▶ [WHAT THIS TASK INVOLVES]: Without the pictures, write out all the lines below exactly as they appear.

▶ [RECORDED DATA]:

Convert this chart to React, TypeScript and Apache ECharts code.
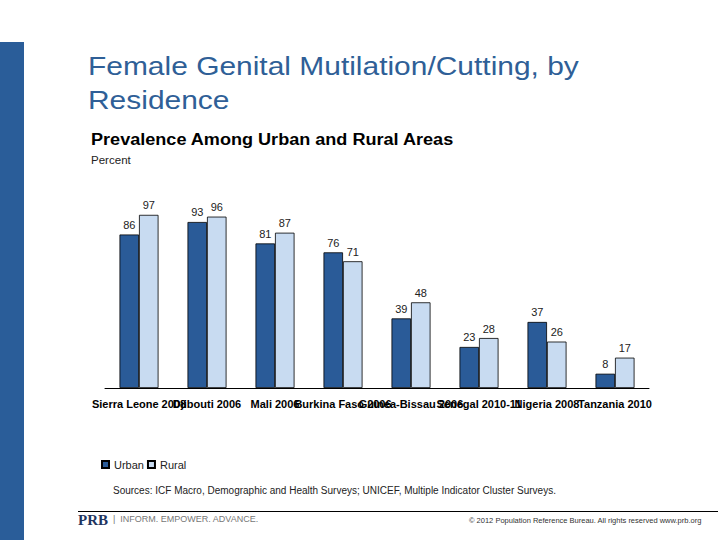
import React, { useEffect, useRef } from "react";
import * as echarts from "echarts";

const categories = [
  "Sierra Leone 2008",
  "Djibouti 2006",
  "Mali 2006",
  "Burkina Faso 2006",
  "Guinea-Bissau 2006",
  "Senegal 2010-11",
  "Nigeria 2008",
  "Tanzania 2010",
];
const urban = [86, 93, 81, 76, 39, 23, 37, 8];
const rural = [97, 96, 87, 71, 48, 28, 26, 17];

const FONT = "Liberation Sans, Arial, sans-serif";

export default function App() {
  const ref = useRef<HTMLDivElement>(null);
  useEffect(() => {
    if (!ref.current) return;
    const chart = echarts.init(ref.current, null, { renderer: "svg" });
    const labelStyle = {
      show: true,
      position: "top" as const,
      distance: 4,
      fontSize: 11,
      fontFamily: FONT,
      color: "#222",
    };
    chart.setOption({
      animation: false,
      backgroundColor: "#fff",
      textStyle: { fontFamily: FONT },
      grid: { left: 105, right: 71, top: 209.5, bottom: 152, containLabel: false },
      legend: {
        left: 101,
        top: 459,
        padding: 0,
        itemWidth: 7,
        itemHeight: 7,
        itemGap: 3,
        icon: "rect",
        textStyle: { fontSize: 11, fontFamily: FONT, color: "#222" },
        data: ["Urban", "Rural"],
      },
      xAxis: {
        type: "category",
        data: categories,
        axisLine: { lineStyle: { color: "#000", width: 1 } },
        axisTick: { show: false },
        axisLabel: {
          interval: 0,
          fontSize: 11,
          fontWeight: "bold",
          fontFamily: FONT,
          color: "#000",
          margin: 10,
          hideOverlap: false,
        },
      },
      yAxis: {
        type: "value",
        min: 0,
        max: 100,
        show: false,
        splitLine: { show: false },
      },
      series: [
        {
          name: "Urban",
          type: "bar",
          data: urban,
          barWidth: 19.5,
          barGap: "0%",
          itemStyle: { color: "#2a5b98", borderColor: "#000", borderWidth: 0.8 },
          label: labelStyle,
        },
        {
          name: "Rural",
          type: "bar",
          data: rural,
          barWidth: 19.5,
          itemStyle: { color: "#c8dbf1", borderColor: "#000", borderWidth: 0.8 },
          label: labelStyle,
        },
      ],
      graphic: [
        { type: "rect", shape: { x: 0, y: 42, width: 24, height: 498 }, style: { fill: "#2a5d99" } },
        {
          type: "text",
          x: 88,
          y: 49,
          scaleX: 1.13,
          style: {
            text: "Female Genital Mutilation/Cutting, by\nResidence",
            fontSize: 26.5,
            lineHeight: 34,
            fontFamily: FONT,
            fill: "#2f5f97",
            verticalAlign: "top",
          },
        },
        {
          type: "text",
          x: 91,
          y: 132,
          scaleX: 1.13,
          style: {
            text: "Prevalence Among Urban and Rural Areas",
            fontSize: 16,
            fontWeight: "bold",
            fontFamily: FONT,
            fill: "#000",
            verticalAlign: "top",
          },
        },
        {
          type: "text",
          x: 91,
          y: 155,
          scaleX: 1.05,
          style: { text: "Percent", fontSize: 11, fontFamily: FONT, fill: "#222", verticalAlign: "top" },
        },
        {
          type: "text",
          left: 113,
          top: 485,
          style: {
            text: "Sources: ICF Macro, Demographic and Health Surveys; UNICEF, Multiple Indicator Cluster Surveys.",
            fontSize: 10,
            fontFamily: FONT,
            fill: "#222",
          },
        },
        { type: "line", shape: { x1: 78, y1: 511.5, x2: 718, y2: 511.5 }, style: { stroke: "#000", lineWidth: 1 } },
        {
          type: "text",
          left: 78,
          top: 512,
          style: { text: "PRB", fontSize: 15, fontWeight: "bold", fontFamily: "Liberation Serif, serif", fill: "#1f3560" },
        },
        {
          type: "text",
          left: 113,
          top: 514,
          style: { text: "|  INFORM. EMPOWER. ADVANCE.", fontSize: 9, fontFamily: FONT, fill: "#777" },
        },
        {
          type: "text",
          left: 469,
          top: 516,
          style: {
            text: "© 2012 Population Reference Bureau. All rights reserved www.prb.org",
            fontSize: 7.5,
            fontFamily: FONT,
            fill: "#333",
          },
        },
      ],
    });
    return () => chart.dispose();
  }, []);
  return (
    <div
      ref={ref}
      style={{ position: "fixed", left: 0, top: 0, width: 720, height: 540 }}
    />
  );
}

▶ [FINISHED ANSWER]:
Convert this chart to React, TypeScript and Apache ECharts code.
import React, { useEffect, useRef } from "react";
import * as echarts from "echarts";

const categories = [
  "Sierra Leone 2008",
  "Djibouti 2006",
  "Mali 2006",
  "Burkina Faso 2006",
  "Guinea-Bissau 2006",
  "Senegal 2010-11",
  "Nigeria 2008",
  "Tanzania 2010",
];
const urban = [86, 93, 81, 76, 39, 23, 37, 8];
const rural = [97, 96, 87, 71, 48, 28, 26, 17];

const FONT = "Liberation Sans, Arial, sans-serif";

export default function App() {
  const ref = useRef<HTMLDivElement>(null);
  useEffect(() => {
    if (!ref.current) return;
    const chart = echarts.init(ref.current, null, { renderer: "svg" });
    const labelStyle = {
      show: true,
      position: "top" as const,
      distance: 4,
      fontSize: 11,
      fontFamily: FONT,
      color: "#222",
    };
    chart.setOption({
      animation: false,
      backgroundColor: "#fff",
      textStyle: { fontFamily: FONT },
      grid: { left: 105, right: 71, top: 209.5, bottom: 152, containLabel: false },
      legend: {
        left: 101,
        top: 459,
        padding: 0,
        itemWidth: 7,
        itemHeight: 7,
        itemGap: 3,
        icon: "rect",
        textStyle: { fontSize: 11, fontFamily: FONT, color: "#222" },
        data: ["Urban", "Rural"],
      },
      xAxis: {
        type: "category",
        data: categories,
        axisLine: { lineStyle: { color: "#000", width: 1 } },
        axisTick: { show: false },
        axisLabel: {
          interval: 0,
          fontSize: 11,
          fontWeight: "bold",
          fontFamily: FONT,
          color: "#000",
          margin: 10,
          hideOverlap: false,
        },
      },
      yAxis: {
        type: "value",
        min: 0,
        max: 100,
        show: false,
        splitLine: { show: false },
      },
      series: [
        {
          name: "Urban",
          type: "bar",
          data: urban,
          barWidth: 19.5,
          barGap: "0%",
          itemStyle: { color: "#2a5b98", borderColor: "#000", borderWidth: 0.8 },
          label: labelStyle,
        },
        {
          name: "Rural",
          type: "bar",
          data: rural,
          barWidth: 19.5,
          itemStyle: { color: "#c8dbf1", borderColor: "#000", borderWidth: 0.8 },
          label: labelStyle,
        },
      ],
      graphic: [
        { type: "rect", shape: { x: 0, y: 42, width: 24, height: 498 }, style: { fill: "#2a5d99" } },
        {
          type: "text",
          x: 88,
          y: 49,
          scaleX: 1.13,
          style: {
            text: "Female Genital Mutilation/Cutting, by\nResidence",
            fontSize: 26.5,
            lineHeight: 34,
            fontFamily: FONT,
            fill: "#2f5f97",
            verticalAlign: "top",
          },
        },
        {
          type: "text",
          x: 91,
          y: 132,
          scaleX: 1.13,
          style: {
            text: "Prevalence Among Urban and Rural Areas",
            fontSize: 16,
            fontWeight: "bold",
            fontFamily: FONT,
            fill: "#000",
            verticalAlign: "top",
          },
        },
        {
          type: "text",
          x: 91,
          y: 155,
          scaleX: 1.05,
          style: { text: "Percent", fontSize: 11, fontFamily: FONT, fill: "#222", verticalAlign: "top" },
        },
        {
          type: "text",
          left: 113,
          top: 485,
          style: {
            text: "Sources: ICF Macro, Demographic and Health Surveys; UNICEF, Multiple Indicator Cluster Surveys.",
            fontSize: 10,
            fontFamily: FONT,
            fill: "#222",
          },
        },
        { type: "line", shape: { x1: 78, y1: 511.5, x2: 718, y2: 511.5 }, style: { stroke: "#000", lineWidth: 1 } },
        {
          type: "text",
          left: 78,
          top: 512,
          style: { text: "PRB", fontSize: 15, fontWeight: "bold", fontFamily: "Liberation Serif, serif", fill: "#1f3560" },
        },
        {
          type: "text",
          left: 113,
          top: 514,
          style: { text: "|  INFORM. EMPOWER. ADVANCE.", fontSize: 9, fontFamily: FONT, fill: "#777" },
        },
        {
          type: "text",
          left: 469,
          top: 516,
          style: {
            text: "© 2012 Population Reference Bureau. All rights reserved www.prb.org",
            fontSize: 7.5,
            fontFamily: FONT,
            fill: "#333",
          },
        },
      ],
    });
    return () => chart.dispose();
  }, []);
  return (
    <div
      ref={ref}
      style={{ position: "fixed", left: 0, top: 0, width: 720, height: 540 }}
    />
  );
}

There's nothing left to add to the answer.